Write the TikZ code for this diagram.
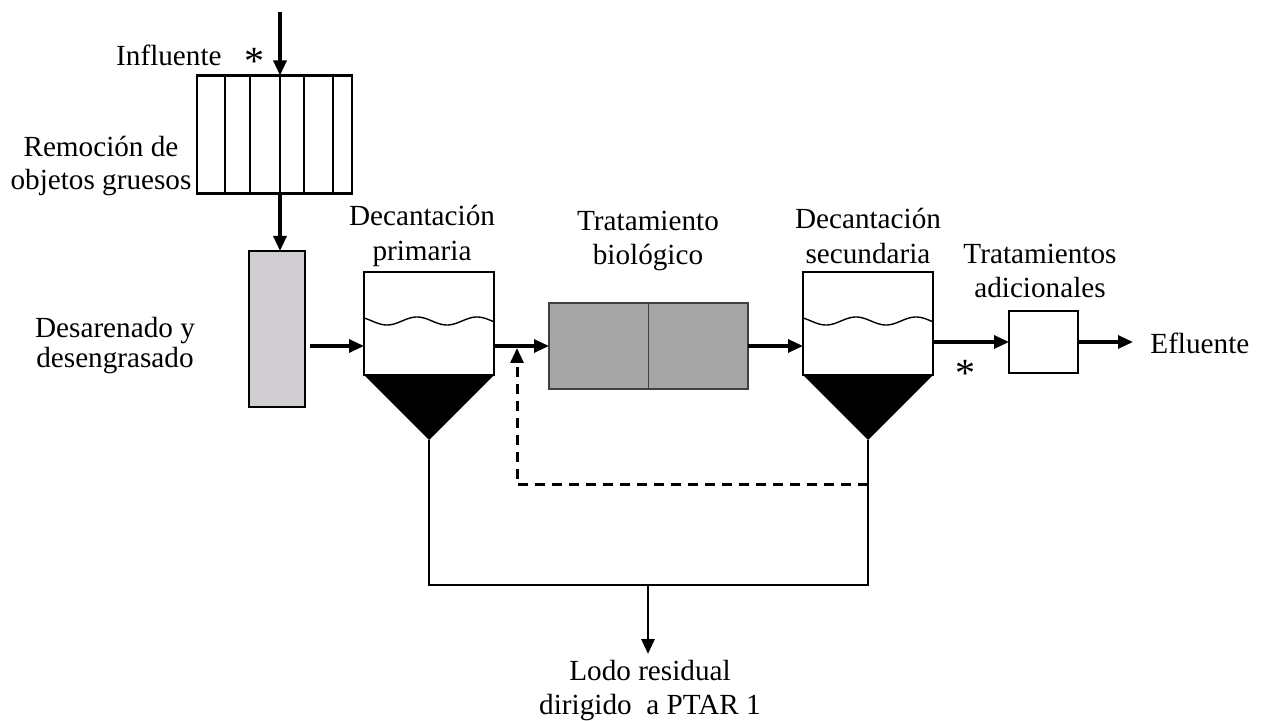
***
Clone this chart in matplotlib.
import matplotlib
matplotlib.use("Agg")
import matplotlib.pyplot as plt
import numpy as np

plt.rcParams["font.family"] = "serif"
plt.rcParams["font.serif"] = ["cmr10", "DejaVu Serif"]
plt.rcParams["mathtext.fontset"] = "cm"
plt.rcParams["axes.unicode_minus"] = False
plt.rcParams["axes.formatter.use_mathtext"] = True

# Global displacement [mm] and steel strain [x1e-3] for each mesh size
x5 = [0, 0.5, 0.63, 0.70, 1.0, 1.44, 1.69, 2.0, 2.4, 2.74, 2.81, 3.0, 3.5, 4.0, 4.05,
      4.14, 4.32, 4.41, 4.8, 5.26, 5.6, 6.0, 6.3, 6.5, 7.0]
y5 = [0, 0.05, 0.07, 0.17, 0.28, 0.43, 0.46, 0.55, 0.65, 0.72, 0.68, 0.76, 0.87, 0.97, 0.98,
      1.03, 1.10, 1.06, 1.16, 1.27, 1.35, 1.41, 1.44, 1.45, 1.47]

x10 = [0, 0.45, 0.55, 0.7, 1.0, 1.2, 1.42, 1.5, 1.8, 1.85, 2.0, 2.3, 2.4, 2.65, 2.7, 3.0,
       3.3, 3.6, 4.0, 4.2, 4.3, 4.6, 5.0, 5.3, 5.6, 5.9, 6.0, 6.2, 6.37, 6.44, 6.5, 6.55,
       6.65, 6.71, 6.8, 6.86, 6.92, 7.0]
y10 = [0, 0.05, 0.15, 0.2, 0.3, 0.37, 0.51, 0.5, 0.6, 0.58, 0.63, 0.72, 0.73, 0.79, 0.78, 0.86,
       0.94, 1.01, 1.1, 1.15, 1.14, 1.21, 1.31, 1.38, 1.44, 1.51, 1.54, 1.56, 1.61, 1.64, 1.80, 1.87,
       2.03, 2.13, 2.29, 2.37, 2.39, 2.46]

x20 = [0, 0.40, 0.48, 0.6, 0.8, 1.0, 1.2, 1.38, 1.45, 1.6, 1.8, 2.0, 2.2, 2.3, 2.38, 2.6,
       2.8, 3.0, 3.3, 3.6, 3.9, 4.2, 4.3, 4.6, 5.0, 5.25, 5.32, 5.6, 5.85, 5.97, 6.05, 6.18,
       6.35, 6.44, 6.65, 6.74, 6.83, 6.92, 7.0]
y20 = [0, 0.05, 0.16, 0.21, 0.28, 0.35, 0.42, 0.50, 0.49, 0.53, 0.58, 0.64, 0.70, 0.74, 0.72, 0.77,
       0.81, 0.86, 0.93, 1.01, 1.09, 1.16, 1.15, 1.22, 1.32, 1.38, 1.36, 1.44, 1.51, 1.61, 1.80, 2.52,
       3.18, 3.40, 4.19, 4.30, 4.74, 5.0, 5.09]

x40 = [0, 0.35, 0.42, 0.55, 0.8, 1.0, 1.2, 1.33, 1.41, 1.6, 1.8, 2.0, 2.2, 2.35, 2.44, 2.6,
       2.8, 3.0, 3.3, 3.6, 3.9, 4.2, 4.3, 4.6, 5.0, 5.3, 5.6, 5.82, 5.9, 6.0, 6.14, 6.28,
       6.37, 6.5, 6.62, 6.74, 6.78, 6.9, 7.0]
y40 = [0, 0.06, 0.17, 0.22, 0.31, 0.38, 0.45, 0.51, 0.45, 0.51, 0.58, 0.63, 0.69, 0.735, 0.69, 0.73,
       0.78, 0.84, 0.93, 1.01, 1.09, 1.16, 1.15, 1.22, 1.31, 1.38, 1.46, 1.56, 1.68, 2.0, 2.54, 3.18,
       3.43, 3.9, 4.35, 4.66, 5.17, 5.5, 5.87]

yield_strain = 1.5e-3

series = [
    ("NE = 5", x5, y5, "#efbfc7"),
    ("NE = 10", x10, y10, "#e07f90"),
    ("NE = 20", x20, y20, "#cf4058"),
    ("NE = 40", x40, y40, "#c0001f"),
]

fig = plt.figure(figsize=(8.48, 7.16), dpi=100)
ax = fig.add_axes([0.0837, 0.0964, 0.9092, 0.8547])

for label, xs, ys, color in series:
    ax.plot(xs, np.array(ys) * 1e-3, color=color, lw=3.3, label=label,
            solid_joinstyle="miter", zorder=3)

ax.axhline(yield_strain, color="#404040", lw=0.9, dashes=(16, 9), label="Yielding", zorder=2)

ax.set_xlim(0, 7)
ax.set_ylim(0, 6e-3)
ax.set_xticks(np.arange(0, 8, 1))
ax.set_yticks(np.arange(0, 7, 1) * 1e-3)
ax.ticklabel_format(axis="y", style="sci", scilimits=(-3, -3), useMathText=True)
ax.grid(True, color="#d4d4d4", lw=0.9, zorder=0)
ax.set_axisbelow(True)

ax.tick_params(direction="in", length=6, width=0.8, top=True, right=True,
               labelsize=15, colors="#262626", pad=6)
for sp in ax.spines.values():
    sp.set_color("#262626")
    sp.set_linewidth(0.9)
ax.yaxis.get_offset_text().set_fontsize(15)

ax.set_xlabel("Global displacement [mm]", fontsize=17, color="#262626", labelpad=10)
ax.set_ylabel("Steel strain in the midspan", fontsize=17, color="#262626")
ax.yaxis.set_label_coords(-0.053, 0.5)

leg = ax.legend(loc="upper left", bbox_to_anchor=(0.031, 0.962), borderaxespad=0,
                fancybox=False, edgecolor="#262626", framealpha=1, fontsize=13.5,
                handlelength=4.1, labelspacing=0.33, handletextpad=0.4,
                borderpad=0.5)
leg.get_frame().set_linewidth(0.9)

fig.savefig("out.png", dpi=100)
***
## The problem
From the records above, retype only the lines starting at the line that contains "Clone this chart in matplotlib." and ending at the line that contains "1.03, 1.10, 1.06, 1.16, 1.27, 1.35, 1.41, 1.44, 1.45, 1.47]", both included.

## The reply
Clone this chart in matplotlib.
import matplotlib
matplotlib.use("Agg")
import matplotlib.pyplot as plt
import numpy as np

plt.rcParams["font.family"] = "serif"
plt.rcParams["font.serif"] = ["cmr10", "DejaVu Serif"]
plt.rcParams["mathtext.fontset"] = "cm"
plt.rcParams["axes.unicode_minus"] = False
plt.rcParams["axes.formatter.use_mathtext"] = True

# Global displacement [mm] and steel strain [x1e-3] for each mesh size
x5 = [0, 0.5, 0.63, 0.70, 1.0, 1.44, 1.69, 2.0, 2.4, 2.74, 2.81, 3.0, 3.5, 4.0, 4.05,
      4.14, 4.32, 4.41, 4.8, 5.26, 5.6, 6.0, 6.3, 6.5, 7.0]
y5 = [0, 0.05, 0.07, 0.17, 0.28, 0.43, 0.46, 0.55, 0.65, 0.72, 0.68, 0.76, 0.87, 0.97, 0.98,
      1.03, 1.10, 1.06, 1.16, 1.27, 1.35, 1.41, 1.44, 1.45, 1.47]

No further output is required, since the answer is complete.